Eröffnet wurde mit Lantouri von Reza Dormishian, der mit seinem Vorgängerfilm I’m Not Angry im Berlinale-Panorama erstmals einem internationalen Publikum vorgestellt wurde. Dormishian gilt als einer der prominentesten und herausragendsten Vertreter der in den 1980er Jahren geborenen Filmemacher, und Lantouri zeigt ein stark politisiertes und auch dialektisch-didaktisches Kino, das vom schwierigen Geschlechterverhältnis vor dem Hintergrund einer islamischen Gesellschaftsordnung erzählt. Dormishian scheut dabei weder Genre-Elemente (nicht denkbar für die Generation von Kiarostami) noch das Auserzählen und bemüht statt Poetik eine nicht zu verleugnende Drastik für sein Lehrstück über eine Frau, die am Ende verzeihen kann. Ein Beispiel für ein Kino, das die heutige Generation anspricht und wachrüttelt, das jedoch ein internationales Publikum, das Kiarostami anzusprechen wusste, weniger zu Verständnis als zu einem – vom Regisseur allerdings bewusst herbeigeführten und im Film thematisierten – Cultural Clash führt. (Wdh. am 9.7. um 20:00 Uhr in Anwesenheit der Hauptdarstellerin Maryam Palizban.)
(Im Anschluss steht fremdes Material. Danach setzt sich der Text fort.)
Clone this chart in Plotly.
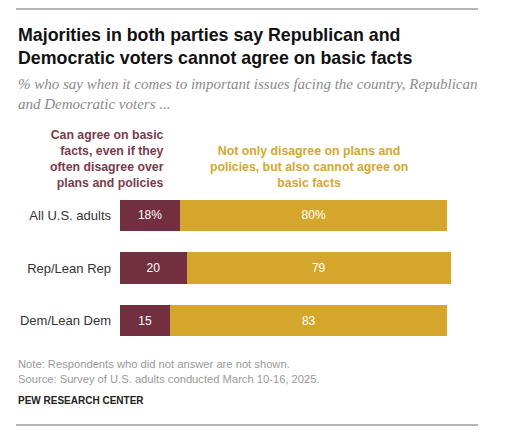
import plotly.graph_objects as go

# --- DATA ---
groups = ["All U.S. adults", "Rep/Lean Rep", "Dem/Lean Dem"]
can_agree = [18, 20, 15]
cannot_agree = [80, 79, 83]

MAROON = "#722F3F"
GOLD = "#D4A72C"

# --- LAYOUT GEOMETRY (pixels, as seen in the page) ---
# the page body adds an 8px offset, so figure coords = page coords - 8
OFF = 8
W_PX, H_PX = 508, 433
L, R, T, B = 120 - OFF, 54 + OFF, 189 - OFF, 86 + OFF
PLOT_W = W_PX - L - R
PLOT_H = H_PX - T - B


def px_x(p):
    return (p - OFF - L) / PLOT_W


def px_y(p):
    return (H_PX - B - (p - OFF)) / PLOT_H


def labels(vals):
    return [f"{v}%" if i == 0 else str(v) for i, v in enumerate(vals)]


fig = go.Figure()
fig.add_trace(go.Bar(
    y=groups, x=can_agree, orientation="h", marker=dict(color=MAROON, line=dict(width=0)),
    text=labels(can_agree), textposition="inside", insidetextanchor="middle",
    textfont=dict(color="white", size=12, family="Liberation Sans"), width=0.59,
    hoverinfo="skip",
))
fig.add_trace(go.Bar(
    y=groups, x=cannot_agree, orientation="h", marker=dict(color=GOLD, line=dict(width=0)),
    text=labels(cannot_agree), textposition="inside", insidetextanchor="middle",
    textfont=dict(color="white", size=12, family="Liberation Sans"), width=0.59,
    hoverinfo="skip",
))

annos = [
    dict(x=px_x(16), y=px_y(23), xanchor="left", yanchor="top", align="left",
         text="<b>Majorities in both parties say Republican and<br>Democratic voters cannot agree on basic facts</b>",
         font=dict(size=17.8, color="#111", family="Liberation Sans")),
    dict(x=px_x(16), y=px_y(74), xanchor="left", yanchor="top", align="left",
         text="<i>% who say when it comes to important issues facing the country, Republican<br>and Democratic voters ...</i>",
         font=dict(size=15, color="#8a8a8a", family="Liberation Serif")),
    dict(x=px_x(166), y=px_y(192), xanchor="right", yanchor="bottom", align="right",
         text="<b>Can agree on basic<br>facts, even if they<br>often disagree over<br>plans and policies</b>",
         font=dict(size=12.3, color="#7a3b4b", family="Liberation Sans")),
    dict(x=px_x(309), y=px_y(192), xanchor="center", yanchor="bottom", align="center",
         text="<b>Not only disagree on plans and<br>policies, but also cannot agree on<br>basic facts</b>",
         font=dict(size=12.3, color=GOLD, family="Liberation Sans")),
    dict(x=px_x(16), y=px_y(356), xanchor="left", yanchor="top", align="left",
         text="Note: Respondents who did not answer are not shown.<br>Source: Survey of U.S. adults conducted March 10-16, 2025.",
         font=dict(size=11.2, color="#999", family="Liberation Sans")),
    dict(x=px_x(16), y=px_y(393), xanchor="left", yanchor="top", align="left",
         text="<b>PEW RESEARCH CENTER</b>",
         font=dict(size=10, color="#222", family="Liberation Sans")),
]
for a in annos:
    a.update(xref="paper", yref="paper", showarrow=False)

line_style = dict(color="#b5b5b5", width=2)
shapes = [
    dict(type="line", xref="paper", yref="paper", x0=px_x(16), x1=px_x(478),
         y0=px_y(9), y1=px_y(9), line=line_style),
    dict(type="line", xref="paper", yref="paper", x0=px_x(16), x1=px_x(478),
         y0=px_y(425), y1=px_y(425), line=line_style),
    dict(type="line", xref="paper", yref="paper", x0=px_x(1), x1=px_x(1),
         y0=px_y(0), y1=px_y(433), line=dict(color="#e2e2e2", width=1.5)),
]

fig.update_layout(
    width=W_PX, height=H_PX, barmode="stack", showlegend=False,
    margin=dict(l=L, r=R, t=T, b=B, autoexpand=False),
    paper_bgcolor="white", plot_bgcolor="white",
    xaxis=dict(range=[0, 100], visible=False, fixedrange=True),
    yaxis=dict(autorange="reversed", showgrid=False, zeroline=False, showline=False,
               ticks="", ticklabelstandoff=8, automargin=False,
               tickfont=dict(size=13, color="#333", family="Liberation Sans")),
    annotations=annos, shapes=shapes,
)

fig.write_html("out.html", config=dict(displayModeBar=False))
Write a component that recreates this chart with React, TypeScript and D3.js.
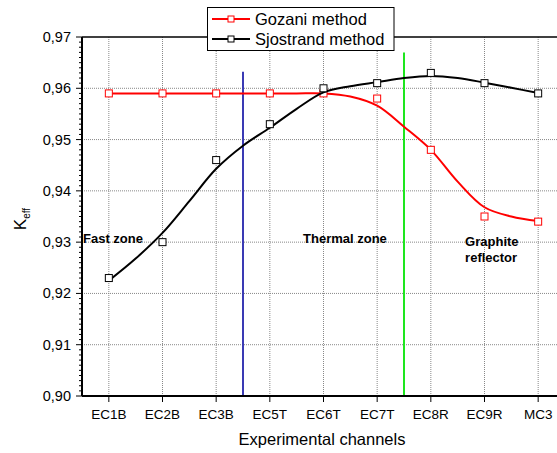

Zwei weitere aktuelle Spielfilme zeigen weitere Positionen des aktuellen iranischen Filmschaffens. Risk of Acid Rain des 1980 geborenen Behtash Sanaeeha spricht womöglich mehr die poetische Sehnsucht der Zuschauer an. Im Zentrum steht ein Pensionär am Kaspischen Meer, gespielt vom iranischen Dichter Shans Lageroodi, der zu neuen Ufern aufbricht und neue Freundschaft findet (Do. 7.7., 20:00
Uhr).
Valderama des 1983 geborenen Abbas Amini ist im dokumentarischen Handkamera-Stil gedreht und verspricht große Lebensnähe zum aktuellen Teheran. Der junge Fußballfan Valderama (benannt nach seinem kolumbianischen Idol) gelangt dort im Labyrinth der Metro-Gänge in das Milieu der Straßenkinder (So. 10.7., 16:30 Uhr).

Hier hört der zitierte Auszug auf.